→ DESCRIPTION OF THE TASK: Copy every line of the records below that holds the word "matplotlib".

→ ENTRIES SHOWN:
#####

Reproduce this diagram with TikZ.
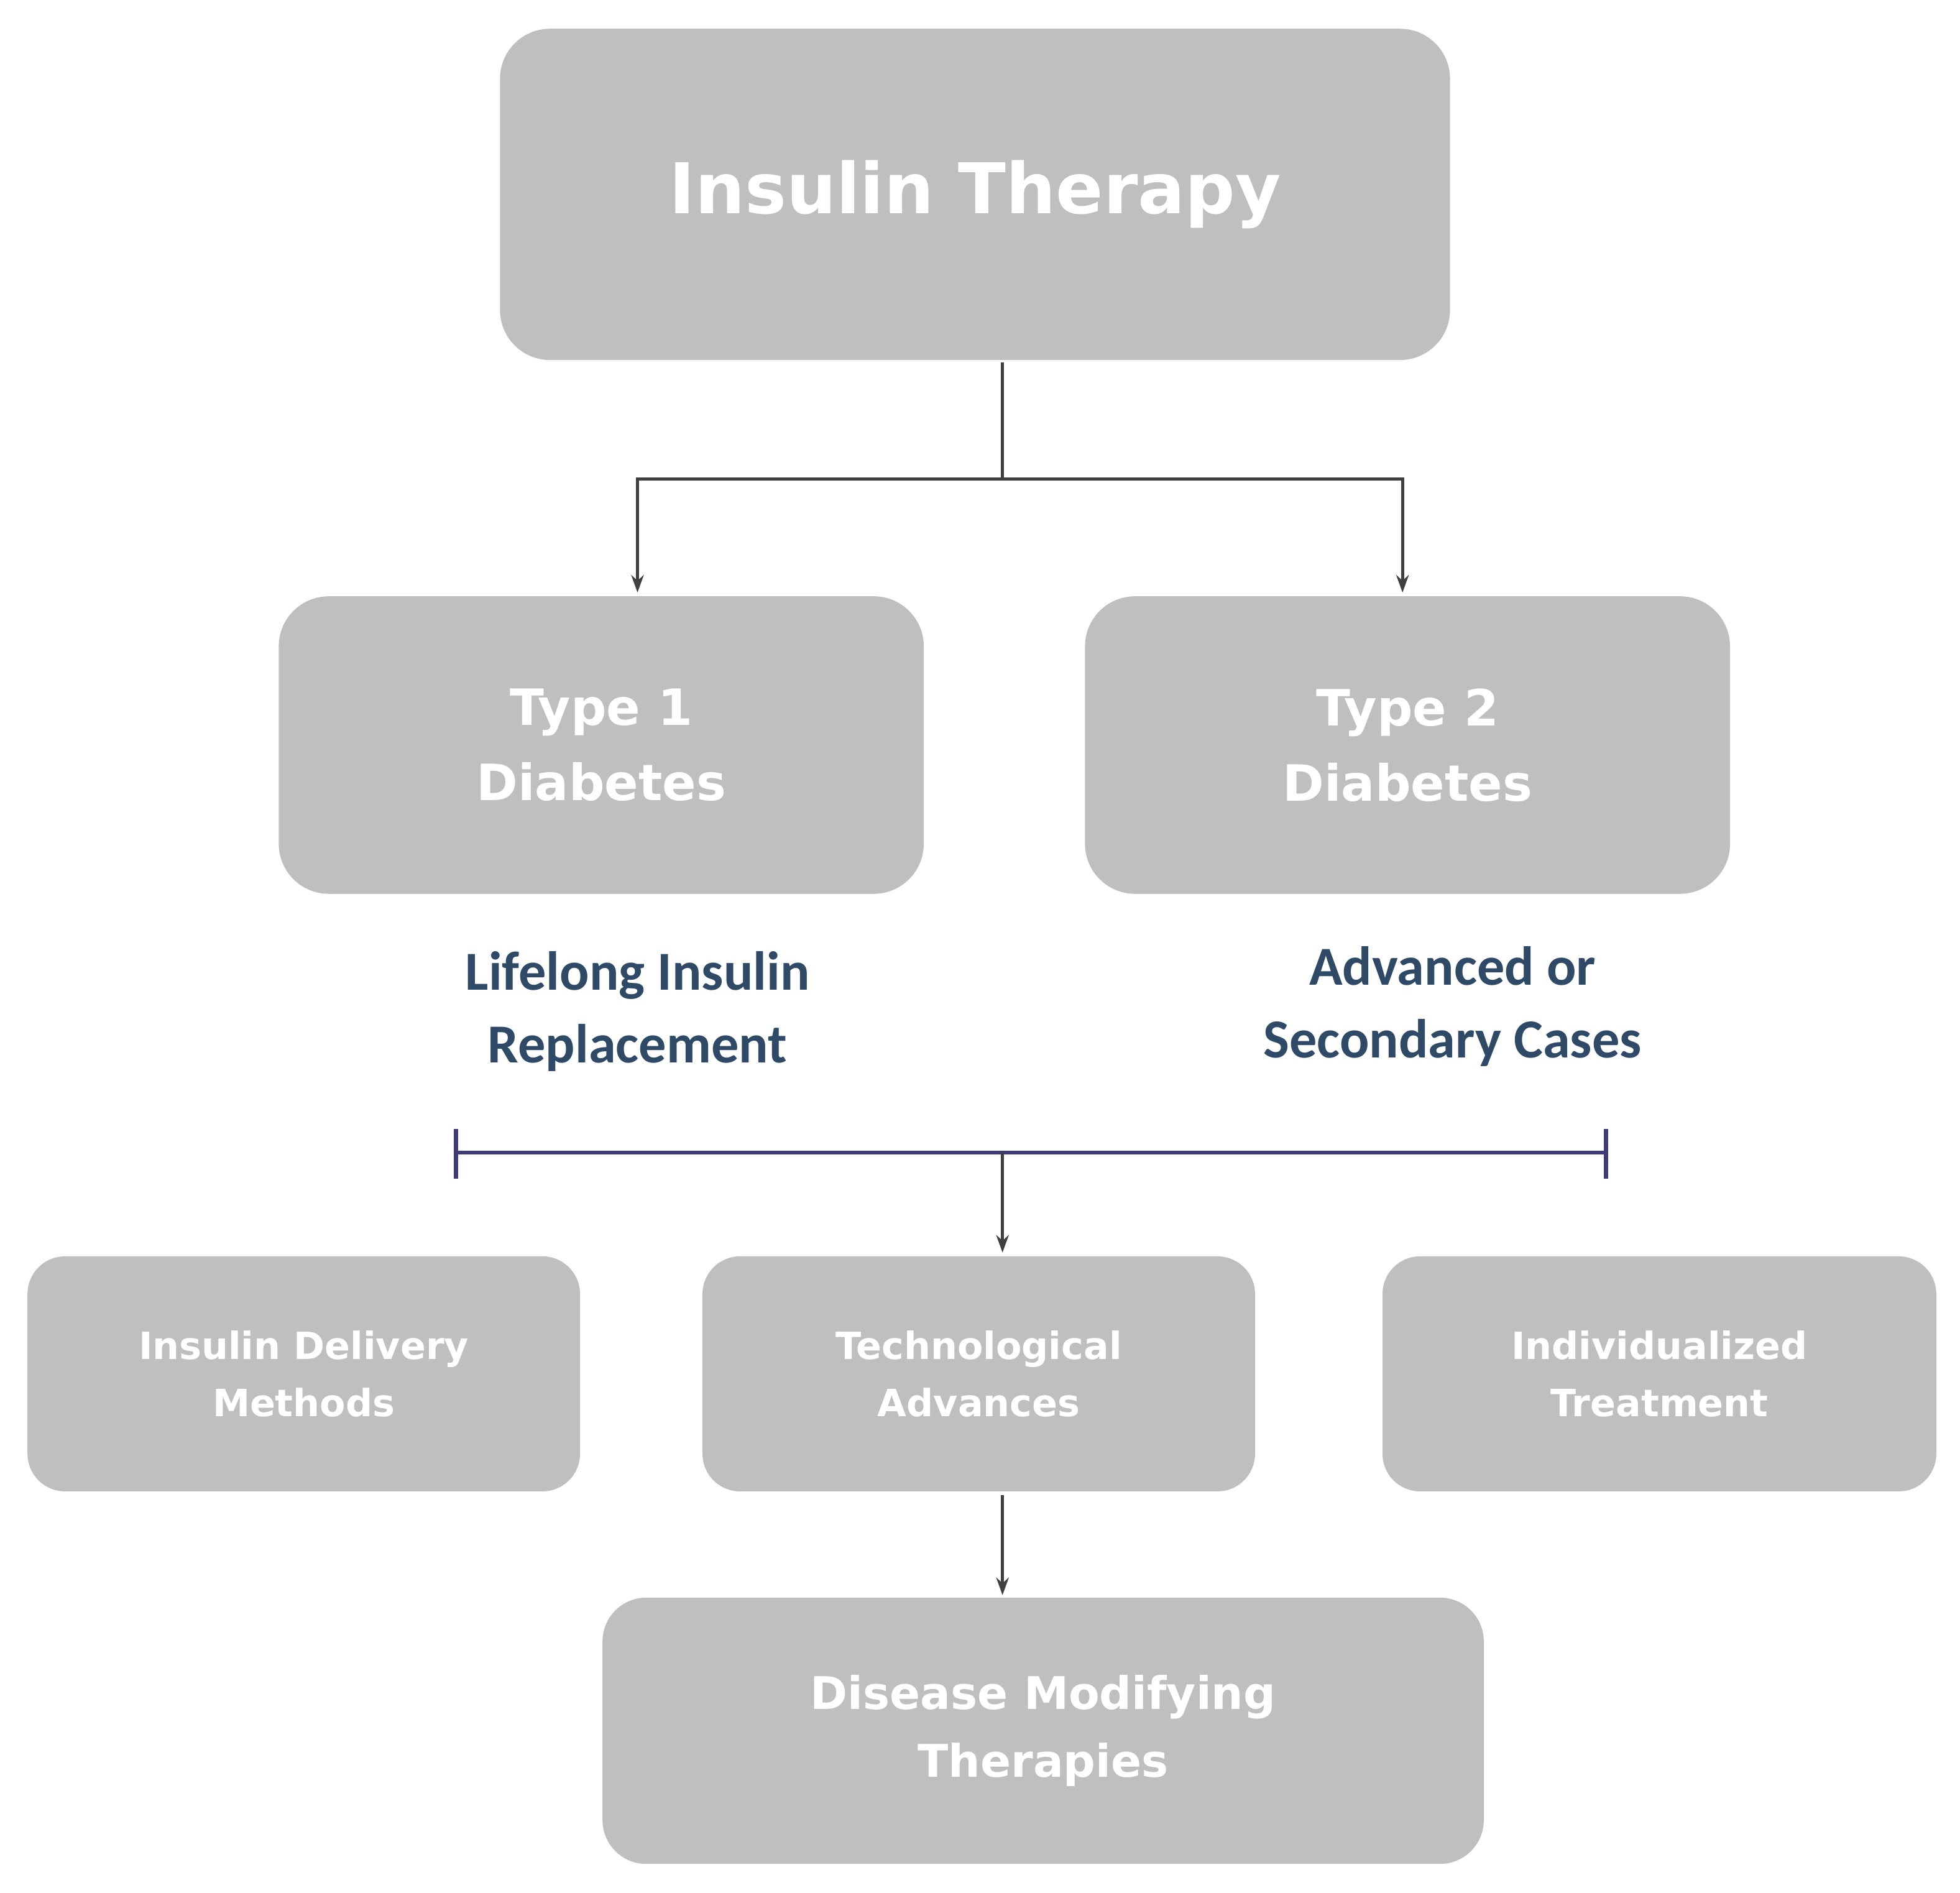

#####

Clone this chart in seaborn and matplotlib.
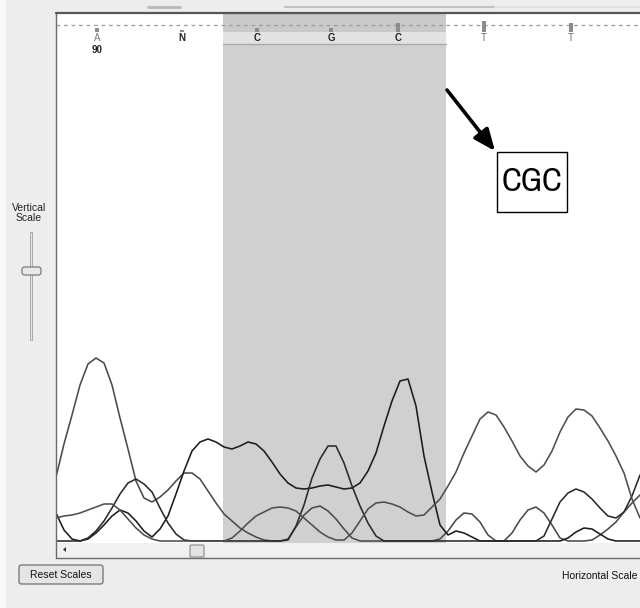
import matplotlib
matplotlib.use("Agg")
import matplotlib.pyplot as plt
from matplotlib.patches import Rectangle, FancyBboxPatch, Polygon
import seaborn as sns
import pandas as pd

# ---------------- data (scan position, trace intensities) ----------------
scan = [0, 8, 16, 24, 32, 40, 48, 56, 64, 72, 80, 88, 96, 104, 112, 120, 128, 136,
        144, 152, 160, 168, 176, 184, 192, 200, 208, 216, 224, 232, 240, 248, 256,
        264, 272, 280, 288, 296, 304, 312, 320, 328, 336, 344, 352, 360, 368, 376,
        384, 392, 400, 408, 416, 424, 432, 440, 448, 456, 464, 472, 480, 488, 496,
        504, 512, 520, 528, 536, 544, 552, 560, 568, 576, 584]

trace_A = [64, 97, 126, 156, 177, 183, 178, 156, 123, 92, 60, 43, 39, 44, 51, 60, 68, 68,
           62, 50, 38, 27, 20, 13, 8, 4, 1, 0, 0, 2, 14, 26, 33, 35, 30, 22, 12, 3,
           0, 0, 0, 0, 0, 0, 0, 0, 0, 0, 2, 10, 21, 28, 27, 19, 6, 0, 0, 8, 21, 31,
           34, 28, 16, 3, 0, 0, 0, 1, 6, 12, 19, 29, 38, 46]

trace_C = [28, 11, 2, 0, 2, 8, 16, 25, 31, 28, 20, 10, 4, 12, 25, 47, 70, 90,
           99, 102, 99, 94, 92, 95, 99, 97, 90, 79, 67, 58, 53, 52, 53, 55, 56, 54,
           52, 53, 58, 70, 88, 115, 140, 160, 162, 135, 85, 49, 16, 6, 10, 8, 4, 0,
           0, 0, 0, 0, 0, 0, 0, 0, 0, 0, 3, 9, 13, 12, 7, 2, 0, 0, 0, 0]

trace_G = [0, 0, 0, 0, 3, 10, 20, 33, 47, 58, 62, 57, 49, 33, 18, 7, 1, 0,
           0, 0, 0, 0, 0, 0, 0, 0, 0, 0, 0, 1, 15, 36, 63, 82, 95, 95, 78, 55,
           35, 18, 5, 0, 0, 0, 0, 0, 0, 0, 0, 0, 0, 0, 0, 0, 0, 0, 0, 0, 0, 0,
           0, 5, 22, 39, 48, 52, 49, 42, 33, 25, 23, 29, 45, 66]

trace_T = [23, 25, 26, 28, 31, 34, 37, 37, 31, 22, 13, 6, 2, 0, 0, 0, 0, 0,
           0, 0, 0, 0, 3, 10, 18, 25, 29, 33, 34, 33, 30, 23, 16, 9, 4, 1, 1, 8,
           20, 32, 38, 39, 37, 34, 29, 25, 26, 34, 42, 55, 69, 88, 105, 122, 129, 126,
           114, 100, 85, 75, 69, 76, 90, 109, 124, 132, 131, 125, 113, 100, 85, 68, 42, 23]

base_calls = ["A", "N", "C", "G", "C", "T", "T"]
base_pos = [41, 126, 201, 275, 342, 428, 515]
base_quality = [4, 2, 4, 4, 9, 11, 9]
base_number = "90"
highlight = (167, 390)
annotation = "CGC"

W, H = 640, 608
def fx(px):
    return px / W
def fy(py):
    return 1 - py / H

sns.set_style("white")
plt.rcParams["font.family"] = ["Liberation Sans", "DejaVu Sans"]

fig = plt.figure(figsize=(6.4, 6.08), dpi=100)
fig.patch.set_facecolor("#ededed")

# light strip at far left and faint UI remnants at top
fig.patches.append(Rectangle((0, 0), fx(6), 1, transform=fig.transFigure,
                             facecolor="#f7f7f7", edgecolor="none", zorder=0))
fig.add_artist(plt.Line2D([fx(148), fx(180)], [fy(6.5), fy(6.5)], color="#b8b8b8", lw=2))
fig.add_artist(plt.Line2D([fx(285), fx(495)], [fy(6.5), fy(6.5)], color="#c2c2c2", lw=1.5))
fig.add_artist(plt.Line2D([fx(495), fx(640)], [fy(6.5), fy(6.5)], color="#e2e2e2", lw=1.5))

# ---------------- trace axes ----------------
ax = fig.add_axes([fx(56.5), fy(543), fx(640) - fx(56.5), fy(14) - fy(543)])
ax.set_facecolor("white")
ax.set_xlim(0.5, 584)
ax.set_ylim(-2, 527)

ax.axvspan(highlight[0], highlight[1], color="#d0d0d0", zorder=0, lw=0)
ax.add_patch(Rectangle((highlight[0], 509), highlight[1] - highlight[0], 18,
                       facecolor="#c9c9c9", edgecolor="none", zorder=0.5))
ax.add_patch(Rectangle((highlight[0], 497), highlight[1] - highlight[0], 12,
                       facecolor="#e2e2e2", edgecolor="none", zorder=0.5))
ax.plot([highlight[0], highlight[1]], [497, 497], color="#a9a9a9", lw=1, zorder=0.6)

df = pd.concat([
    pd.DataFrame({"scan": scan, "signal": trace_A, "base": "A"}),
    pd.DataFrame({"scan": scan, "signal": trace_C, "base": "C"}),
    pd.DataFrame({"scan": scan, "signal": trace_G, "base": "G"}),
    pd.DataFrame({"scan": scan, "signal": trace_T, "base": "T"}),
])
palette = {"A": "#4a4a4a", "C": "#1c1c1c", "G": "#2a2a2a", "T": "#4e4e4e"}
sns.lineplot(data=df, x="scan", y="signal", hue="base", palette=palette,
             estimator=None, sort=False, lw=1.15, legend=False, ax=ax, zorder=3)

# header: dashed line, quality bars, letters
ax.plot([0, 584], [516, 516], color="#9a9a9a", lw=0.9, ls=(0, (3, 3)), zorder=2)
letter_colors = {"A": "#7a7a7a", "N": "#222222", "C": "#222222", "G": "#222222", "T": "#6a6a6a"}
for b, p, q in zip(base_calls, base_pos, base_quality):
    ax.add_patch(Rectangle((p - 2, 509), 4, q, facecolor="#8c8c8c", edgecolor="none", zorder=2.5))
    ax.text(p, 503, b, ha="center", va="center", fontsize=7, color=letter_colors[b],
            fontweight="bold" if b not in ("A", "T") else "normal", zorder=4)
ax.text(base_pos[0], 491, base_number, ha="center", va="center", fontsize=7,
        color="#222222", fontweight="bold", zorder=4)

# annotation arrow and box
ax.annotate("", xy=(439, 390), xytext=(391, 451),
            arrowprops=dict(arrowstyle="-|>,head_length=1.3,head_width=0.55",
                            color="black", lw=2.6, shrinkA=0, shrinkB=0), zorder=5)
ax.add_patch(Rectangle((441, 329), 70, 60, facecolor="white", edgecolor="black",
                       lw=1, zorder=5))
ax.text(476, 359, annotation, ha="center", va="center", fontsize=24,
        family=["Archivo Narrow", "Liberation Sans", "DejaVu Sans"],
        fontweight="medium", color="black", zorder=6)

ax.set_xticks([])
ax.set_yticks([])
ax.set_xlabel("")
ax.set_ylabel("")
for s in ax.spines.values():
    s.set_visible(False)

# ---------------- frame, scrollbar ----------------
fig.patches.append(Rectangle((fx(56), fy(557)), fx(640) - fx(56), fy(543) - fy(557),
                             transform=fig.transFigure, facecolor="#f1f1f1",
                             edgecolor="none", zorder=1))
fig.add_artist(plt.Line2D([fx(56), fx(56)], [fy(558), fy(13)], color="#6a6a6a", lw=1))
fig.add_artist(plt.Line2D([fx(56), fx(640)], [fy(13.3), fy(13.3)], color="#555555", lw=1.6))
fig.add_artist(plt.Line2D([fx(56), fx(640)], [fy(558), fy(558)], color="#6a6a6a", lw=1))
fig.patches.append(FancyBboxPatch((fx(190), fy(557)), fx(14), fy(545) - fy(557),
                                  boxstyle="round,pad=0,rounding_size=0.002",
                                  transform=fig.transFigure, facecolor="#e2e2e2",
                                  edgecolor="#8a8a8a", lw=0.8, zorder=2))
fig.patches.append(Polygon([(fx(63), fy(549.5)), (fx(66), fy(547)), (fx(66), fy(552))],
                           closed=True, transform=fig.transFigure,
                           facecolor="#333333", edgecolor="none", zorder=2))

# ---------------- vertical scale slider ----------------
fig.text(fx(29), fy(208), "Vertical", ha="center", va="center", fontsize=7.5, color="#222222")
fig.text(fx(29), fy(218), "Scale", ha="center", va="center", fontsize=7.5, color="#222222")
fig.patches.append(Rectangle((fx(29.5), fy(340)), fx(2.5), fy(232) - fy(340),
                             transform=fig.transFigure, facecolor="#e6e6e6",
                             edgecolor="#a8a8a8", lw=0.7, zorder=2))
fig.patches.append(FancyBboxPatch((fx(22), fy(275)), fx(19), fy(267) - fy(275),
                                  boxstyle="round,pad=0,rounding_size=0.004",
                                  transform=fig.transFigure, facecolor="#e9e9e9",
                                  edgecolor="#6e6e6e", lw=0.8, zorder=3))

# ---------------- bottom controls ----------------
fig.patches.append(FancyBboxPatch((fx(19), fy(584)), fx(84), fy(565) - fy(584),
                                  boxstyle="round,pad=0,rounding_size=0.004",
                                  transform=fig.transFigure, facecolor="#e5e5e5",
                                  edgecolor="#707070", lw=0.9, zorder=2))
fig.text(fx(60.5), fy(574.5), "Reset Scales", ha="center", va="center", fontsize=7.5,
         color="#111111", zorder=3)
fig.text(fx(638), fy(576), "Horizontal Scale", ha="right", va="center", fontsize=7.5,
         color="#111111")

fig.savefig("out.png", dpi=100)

#####

→ EXERCISE SOLUTION:
Clone this chart in seaborn and matplotlib.
import matplotlib
matplotlib.use("Agg")
import matplotlib.pyplot as plt
from matplotlib.patches import Rectangle, FancyBboxPatch, Polygon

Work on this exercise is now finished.